(Entries taken from a collection)
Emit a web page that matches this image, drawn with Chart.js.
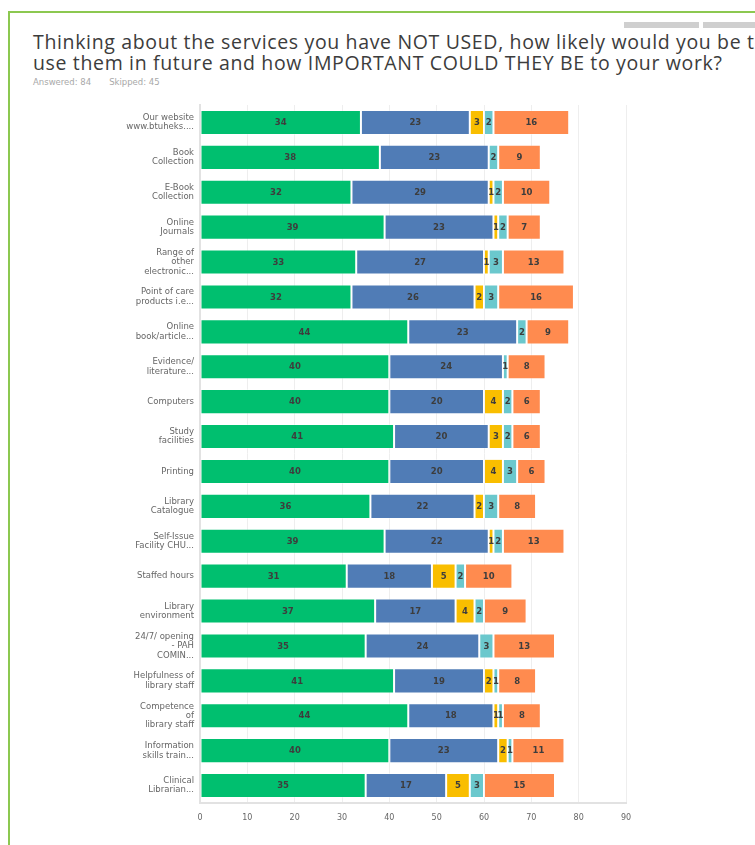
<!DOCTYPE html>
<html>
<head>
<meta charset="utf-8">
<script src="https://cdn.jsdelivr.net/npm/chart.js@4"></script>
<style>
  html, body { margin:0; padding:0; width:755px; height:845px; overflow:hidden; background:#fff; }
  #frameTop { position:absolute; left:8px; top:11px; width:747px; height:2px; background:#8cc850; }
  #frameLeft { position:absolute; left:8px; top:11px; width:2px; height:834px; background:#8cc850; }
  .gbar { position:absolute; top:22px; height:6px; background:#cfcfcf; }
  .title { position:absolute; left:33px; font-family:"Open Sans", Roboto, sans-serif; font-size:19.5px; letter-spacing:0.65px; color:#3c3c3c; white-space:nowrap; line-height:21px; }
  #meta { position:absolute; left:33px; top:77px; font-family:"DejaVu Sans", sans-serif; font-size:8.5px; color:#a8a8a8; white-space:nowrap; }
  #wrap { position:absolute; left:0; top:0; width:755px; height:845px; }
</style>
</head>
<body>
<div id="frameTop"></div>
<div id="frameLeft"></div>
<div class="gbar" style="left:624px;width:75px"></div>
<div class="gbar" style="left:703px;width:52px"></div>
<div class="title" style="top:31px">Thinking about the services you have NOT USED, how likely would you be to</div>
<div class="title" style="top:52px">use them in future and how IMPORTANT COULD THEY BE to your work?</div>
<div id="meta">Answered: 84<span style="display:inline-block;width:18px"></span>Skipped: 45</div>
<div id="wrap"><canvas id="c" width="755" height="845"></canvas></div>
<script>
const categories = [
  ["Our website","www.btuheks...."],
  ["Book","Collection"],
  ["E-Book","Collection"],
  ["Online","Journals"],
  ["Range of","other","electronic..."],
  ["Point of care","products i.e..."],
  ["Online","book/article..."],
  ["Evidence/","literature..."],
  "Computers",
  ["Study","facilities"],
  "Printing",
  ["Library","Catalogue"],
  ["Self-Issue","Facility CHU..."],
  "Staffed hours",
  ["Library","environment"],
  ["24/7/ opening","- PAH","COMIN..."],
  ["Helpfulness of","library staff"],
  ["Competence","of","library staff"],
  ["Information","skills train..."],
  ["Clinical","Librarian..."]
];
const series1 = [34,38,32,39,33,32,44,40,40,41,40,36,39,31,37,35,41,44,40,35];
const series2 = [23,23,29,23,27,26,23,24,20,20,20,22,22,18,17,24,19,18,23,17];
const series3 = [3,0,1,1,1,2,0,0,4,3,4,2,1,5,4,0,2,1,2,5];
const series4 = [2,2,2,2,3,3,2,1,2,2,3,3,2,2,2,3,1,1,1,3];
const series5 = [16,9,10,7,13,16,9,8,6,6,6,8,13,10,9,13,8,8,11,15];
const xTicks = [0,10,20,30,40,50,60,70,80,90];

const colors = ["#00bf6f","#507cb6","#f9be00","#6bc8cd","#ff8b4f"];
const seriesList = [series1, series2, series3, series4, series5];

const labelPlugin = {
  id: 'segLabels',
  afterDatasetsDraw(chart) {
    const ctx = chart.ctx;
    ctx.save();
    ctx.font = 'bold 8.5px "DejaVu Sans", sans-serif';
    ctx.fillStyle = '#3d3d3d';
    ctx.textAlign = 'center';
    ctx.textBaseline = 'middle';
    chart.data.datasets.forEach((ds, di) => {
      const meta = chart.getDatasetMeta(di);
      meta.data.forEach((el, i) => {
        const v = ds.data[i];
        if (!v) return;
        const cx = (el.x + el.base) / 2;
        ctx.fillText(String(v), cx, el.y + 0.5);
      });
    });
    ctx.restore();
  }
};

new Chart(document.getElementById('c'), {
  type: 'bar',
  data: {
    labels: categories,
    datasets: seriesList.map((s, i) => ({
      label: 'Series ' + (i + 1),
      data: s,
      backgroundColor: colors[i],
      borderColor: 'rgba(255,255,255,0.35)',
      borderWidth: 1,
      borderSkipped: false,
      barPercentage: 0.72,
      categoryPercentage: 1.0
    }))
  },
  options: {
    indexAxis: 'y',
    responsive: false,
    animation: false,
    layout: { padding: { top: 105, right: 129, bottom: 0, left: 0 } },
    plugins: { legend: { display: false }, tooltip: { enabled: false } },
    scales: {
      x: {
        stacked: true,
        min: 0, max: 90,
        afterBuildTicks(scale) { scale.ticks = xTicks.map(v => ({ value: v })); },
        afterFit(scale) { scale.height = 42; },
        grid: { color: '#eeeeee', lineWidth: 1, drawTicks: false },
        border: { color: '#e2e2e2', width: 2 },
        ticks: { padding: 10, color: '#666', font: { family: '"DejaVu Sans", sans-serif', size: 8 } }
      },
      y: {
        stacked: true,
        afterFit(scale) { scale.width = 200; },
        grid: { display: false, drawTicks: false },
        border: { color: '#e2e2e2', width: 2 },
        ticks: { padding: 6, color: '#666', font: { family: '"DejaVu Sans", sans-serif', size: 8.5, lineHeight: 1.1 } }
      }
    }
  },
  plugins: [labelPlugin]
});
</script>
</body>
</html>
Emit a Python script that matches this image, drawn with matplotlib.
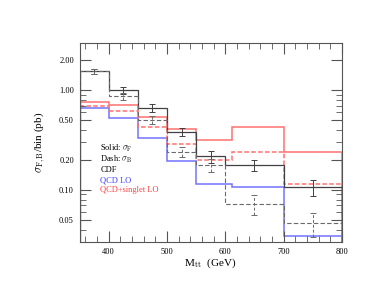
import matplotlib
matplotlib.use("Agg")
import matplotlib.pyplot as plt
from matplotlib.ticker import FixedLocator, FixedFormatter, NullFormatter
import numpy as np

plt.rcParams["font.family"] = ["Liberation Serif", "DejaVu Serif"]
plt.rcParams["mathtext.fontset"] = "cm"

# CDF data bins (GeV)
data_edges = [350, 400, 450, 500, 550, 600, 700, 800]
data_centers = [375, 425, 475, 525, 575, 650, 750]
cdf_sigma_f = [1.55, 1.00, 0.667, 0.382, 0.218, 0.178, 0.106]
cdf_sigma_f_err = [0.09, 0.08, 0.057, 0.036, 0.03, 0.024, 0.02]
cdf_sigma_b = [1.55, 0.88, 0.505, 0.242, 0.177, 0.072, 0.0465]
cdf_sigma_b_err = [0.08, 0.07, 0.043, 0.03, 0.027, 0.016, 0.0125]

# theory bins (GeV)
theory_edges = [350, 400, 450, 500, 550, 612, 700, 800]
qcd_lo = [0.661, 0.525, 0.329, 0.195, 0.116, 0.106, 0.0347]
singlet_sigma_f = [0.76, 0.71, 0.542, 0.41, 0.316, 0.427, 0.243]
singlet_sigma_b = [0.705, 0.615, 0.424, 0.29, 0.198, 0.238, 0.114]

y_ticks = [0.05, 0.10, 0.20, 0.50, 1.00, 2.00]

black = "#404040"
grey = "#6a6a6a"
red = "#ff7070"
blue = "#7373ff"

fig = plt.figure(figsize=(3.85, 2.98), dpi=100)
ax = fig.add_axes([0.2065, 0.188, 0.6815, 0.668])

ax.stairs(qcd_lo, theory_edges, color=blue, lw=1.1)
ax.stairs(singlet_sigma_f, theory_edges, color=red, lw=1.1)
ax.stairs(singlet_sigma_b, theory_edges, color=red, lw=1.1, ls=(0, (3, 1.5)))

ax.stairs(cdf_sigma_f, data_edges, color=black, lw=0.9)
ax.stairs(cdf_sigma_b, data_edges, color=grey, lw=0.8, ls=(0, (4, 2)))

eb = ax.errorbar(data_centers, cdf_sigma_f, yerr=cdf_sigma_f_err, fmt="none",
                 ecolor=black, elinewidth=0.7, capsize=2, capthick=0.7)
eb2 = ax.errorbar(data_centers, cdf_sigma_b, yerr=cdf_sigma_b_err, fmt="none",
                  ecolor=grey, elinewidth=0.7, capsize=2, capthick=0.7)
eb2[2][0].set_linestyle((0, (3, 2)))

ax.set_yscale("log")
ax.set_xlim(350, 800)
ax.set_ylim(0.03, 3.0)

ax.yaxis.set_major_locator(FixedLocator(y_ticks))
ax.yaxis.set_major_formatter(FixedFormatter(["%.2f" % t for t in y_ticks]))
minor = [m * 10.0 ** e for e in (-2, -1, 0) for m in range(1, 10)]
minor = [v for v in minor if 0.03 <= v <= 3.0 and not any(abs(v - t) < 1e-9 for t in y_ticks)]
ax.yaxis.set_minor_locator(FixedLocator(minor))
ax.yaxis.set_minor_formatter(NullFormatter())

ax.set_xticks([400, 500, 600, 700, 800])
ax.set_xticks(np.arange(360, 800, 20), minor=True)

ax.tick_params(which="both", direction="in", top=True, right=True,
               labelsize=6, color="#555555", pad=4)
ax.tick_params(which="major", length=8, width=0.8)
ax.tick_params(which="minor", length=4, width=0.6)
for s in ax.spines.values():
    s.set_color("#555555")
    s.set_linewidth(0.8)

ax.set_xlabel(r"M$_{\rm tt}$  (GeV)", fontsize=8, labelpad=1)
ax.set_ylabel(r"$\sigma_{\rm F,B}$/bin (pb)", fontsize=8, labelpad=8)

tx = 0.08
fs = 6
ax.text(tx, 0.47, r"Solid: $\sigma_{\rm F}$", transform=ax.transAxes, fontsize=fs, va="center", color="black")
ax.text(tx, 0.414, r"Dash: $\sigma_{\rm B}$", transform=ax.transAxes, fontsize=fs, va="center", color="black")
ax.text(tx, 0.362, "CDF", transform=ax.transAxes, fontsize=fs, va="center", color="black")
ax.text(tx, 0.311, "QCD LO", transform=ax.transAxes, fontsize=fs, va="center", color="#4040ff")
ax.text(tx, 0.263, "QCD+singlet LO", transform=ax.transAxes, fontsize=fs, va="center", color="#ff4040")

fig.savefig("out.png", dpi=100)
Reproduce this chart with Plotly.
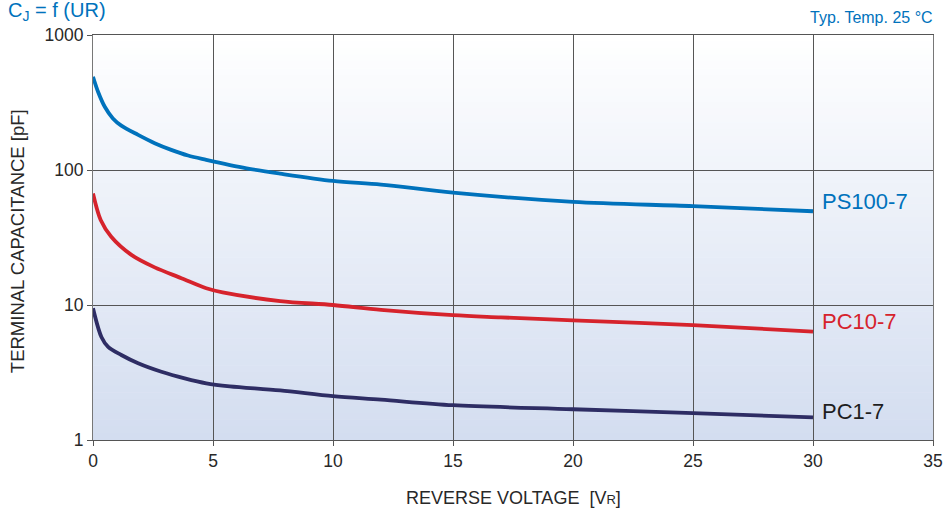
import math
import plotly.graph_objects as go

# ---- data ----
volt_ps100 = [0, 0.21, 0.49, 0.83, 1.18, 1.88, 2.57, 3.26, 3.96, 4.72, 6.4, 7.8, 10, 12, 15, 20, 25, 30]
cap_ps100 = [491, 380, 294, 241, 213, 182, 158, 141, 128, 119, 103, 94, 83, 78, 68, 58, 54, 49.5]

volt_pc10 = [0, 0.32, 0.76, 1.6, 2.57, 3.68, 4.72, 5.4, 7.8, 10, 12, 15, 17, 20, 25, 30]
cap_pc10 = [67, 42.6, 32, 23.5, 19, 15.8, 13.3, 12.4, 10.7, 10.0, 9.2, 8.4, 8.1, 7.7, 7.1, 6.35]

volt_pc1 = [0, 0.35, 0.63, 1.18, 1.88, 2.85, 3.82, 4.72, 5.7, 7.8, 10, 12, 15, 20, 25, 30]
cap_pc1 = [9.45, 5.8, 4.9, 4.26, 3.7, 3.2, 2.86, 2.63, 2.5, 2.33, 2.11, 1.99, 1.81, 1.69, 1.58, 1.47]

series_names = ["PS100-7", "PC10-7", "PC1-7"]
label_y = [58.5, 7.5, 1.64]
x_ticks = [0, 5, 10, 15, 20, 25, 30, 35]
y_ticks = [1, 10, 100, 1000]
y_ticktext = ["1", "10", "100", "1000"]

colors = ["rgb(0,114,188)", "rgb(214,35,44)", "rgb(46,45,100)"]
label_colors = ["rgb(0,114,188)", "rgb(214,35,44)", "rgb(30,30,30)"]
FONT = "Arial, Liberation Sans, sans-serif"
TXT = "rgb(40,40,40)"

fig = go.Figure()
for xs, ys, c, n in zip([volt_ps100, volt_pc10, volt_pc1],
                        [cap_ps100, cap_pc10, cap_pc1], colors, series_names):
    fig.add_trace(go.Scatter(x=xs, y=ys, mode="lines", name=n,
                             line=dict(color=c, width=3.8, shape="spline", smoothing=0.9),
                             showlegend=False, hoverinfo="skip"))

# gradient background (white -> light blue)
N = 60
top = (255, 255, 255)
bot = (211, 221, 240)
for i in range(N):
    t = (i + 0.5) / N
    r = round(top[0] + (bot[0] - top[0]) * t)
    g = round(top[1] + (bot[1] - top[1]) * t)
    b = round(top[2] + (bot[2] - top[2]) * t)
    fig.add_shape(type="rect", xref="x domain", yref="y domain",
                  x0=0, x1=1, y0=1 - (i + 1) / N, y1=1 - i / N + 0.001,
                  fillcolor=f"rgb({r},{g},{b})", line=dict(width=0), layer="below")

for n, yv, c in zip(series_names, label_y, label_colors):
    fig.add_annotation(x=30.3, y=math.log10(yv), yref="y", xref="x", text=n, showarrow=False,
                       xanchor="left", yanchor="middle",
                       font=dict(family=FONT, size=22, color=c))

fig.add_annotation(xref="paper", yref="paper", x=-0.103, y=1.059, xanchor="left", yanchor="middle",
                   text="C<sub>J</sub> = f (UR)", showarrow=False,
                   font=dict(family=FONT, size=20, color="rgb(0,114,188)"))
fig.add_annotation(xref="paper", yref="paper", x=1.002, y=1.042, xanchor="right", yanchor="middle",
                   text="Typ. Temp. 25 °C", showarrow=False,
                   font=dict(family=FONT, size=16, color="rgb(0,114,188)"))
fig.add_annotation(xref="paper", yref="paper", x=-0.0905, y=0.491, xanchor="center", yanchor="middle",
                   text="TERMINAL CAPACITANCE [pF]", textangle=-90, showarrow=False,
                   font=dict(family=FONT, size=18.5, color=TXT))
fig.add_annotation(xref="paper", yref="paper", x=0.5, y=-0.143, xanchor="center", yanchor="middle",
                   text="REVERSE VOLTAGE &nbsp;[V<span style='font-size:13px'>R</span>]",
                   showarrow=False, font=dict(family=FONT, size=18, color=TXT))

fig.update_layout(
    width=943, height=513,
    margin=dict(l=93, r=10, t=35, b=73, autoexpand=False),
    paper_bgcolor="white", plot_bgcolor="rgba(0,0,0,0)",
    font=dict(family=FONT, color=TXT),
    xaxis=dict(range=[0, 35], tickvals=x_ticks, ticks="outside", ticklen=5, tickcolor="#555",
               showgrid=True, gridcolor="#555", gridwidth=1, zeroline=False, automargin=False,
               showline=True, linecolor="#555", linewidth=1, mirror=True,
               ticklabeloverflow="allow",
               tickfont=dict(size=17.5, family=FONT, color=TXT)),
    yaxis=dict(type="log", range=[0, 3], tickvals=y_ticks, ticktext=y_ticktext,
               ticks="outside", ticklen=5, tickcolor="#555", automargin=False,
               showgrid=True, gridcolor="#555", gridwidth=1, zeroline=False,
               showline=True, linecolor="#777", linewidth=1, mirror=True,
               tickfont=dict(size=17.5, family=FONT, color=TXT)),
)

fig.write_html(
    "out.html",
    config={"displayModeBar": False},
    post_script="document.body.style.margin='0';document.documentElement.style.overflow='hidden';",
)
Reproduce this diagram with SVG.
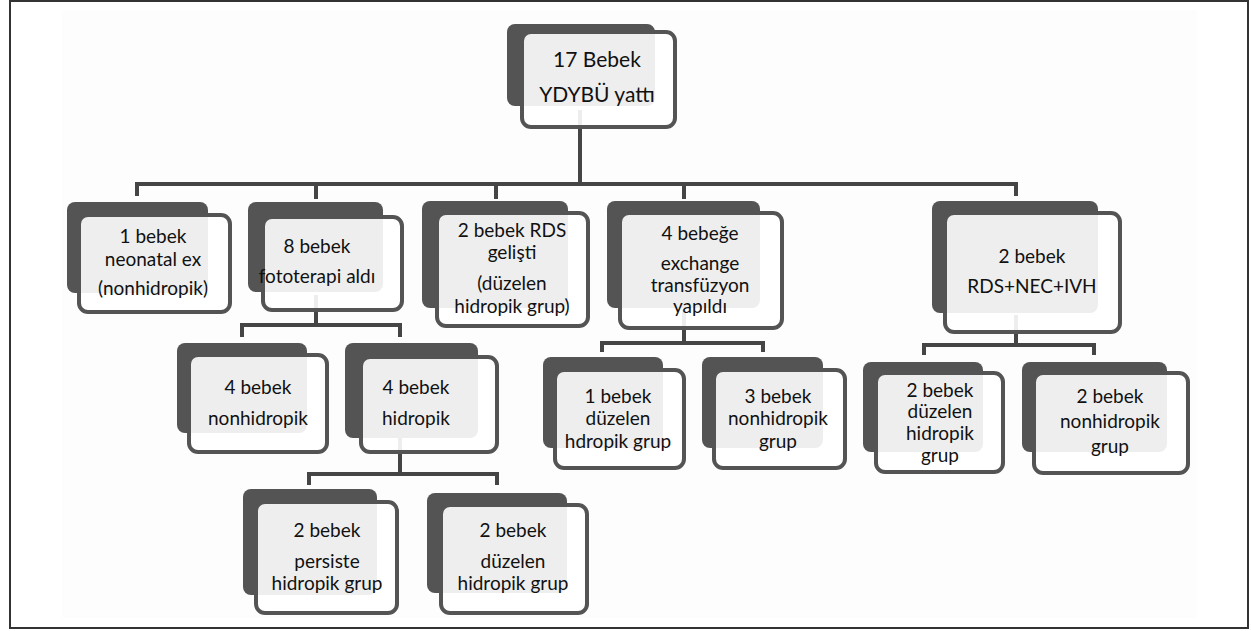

Written request:
In the entries above, find the line that contains "Emit a Python" and the line that contains "ls=(0, (4, 2)))". Reproduce exactly those two lines and every line between them, but not the pictures.

Result for this task:
Emit a Python script that matches this image, drawn with matplotlib.
import matplotlib
matplotlib.use("Agg")
import matplotlib.pyplot as plt
from matplotlib.ticker import FixedLocator, FixedFormatter, NullFormatter
import numpy as np

plt.rcParams["font.family"] = ["Liberation Serif", "DejaVu Serif"]
plt.rcParams["mathtext.fontset"] = "cm"

# CDF data bins (GeV)
data_edges = [350, 400, 450, 500, 550, 600, 700, 800]
data_centers = [375, 425, 475, 525, 575, 650, 750]
cdf_sigma_f = [1.55, 1.00, 0.667, 0.382, 0.218, 0.178, 0.106]
cdf_sigma_f_err = [0.09, 0.08, 0.057, 0.036, 0.03, 0.024, 0.02]
cdf_sigma_b = [1.55, 0.88, 0.505, 0.242, 0.177, 0.072, 0.0465]
cdf_sigma_b_err = [0.08, 0.07, 0.043, 0.03, 0.027, 0.016, 0.0125]

# theory bins (GeV)
theory_edges = [350, 400, 450, 500, 550, 612, 700, 800]
qcd_lo = [0.661, 0.525, 0.329, 0.195, 0.116, 0.106, 0.0347]
singlet_sigma_f = [0.76, 0.71, 0.542, 0.41, 0.316, 0.427, 0.243]
singlet_sigma_b = [0.705, 0.615, 0.424, 0.29, 0.198, 0.238, 0.114]

y_ticks = [0.05, 0.10, 0.20, 0.50, 1.00, 2.00]

black = "#404040"
grey = "#6a6a6a"
red = "#ff7070"
blue = "#7373ff"

fig = plt.figure(figsize=(3.85, 2.98), dpi=100)
ax = fig.add_axes([0.2065, 0.188, 0.6815, 0.668])

ax.stairs(qcd_lo, theory_edges, color=blue, lw=1.1)
ax.stairs(singlet_sigma_f, theory_edges, color=red, lw=1.1)
ax.stairs(singlet_sigma_b, theory_edges, color=red, lw=1.1, ls=(0, (3, 1.5)))

ax.stairs(cdf_sigma_f, data_edges, color=black, lw=0.9)
ax.stairs(cdf_sigma_b, data_edges, color=grey, lw=0.8, ls=(0, (4, 2)))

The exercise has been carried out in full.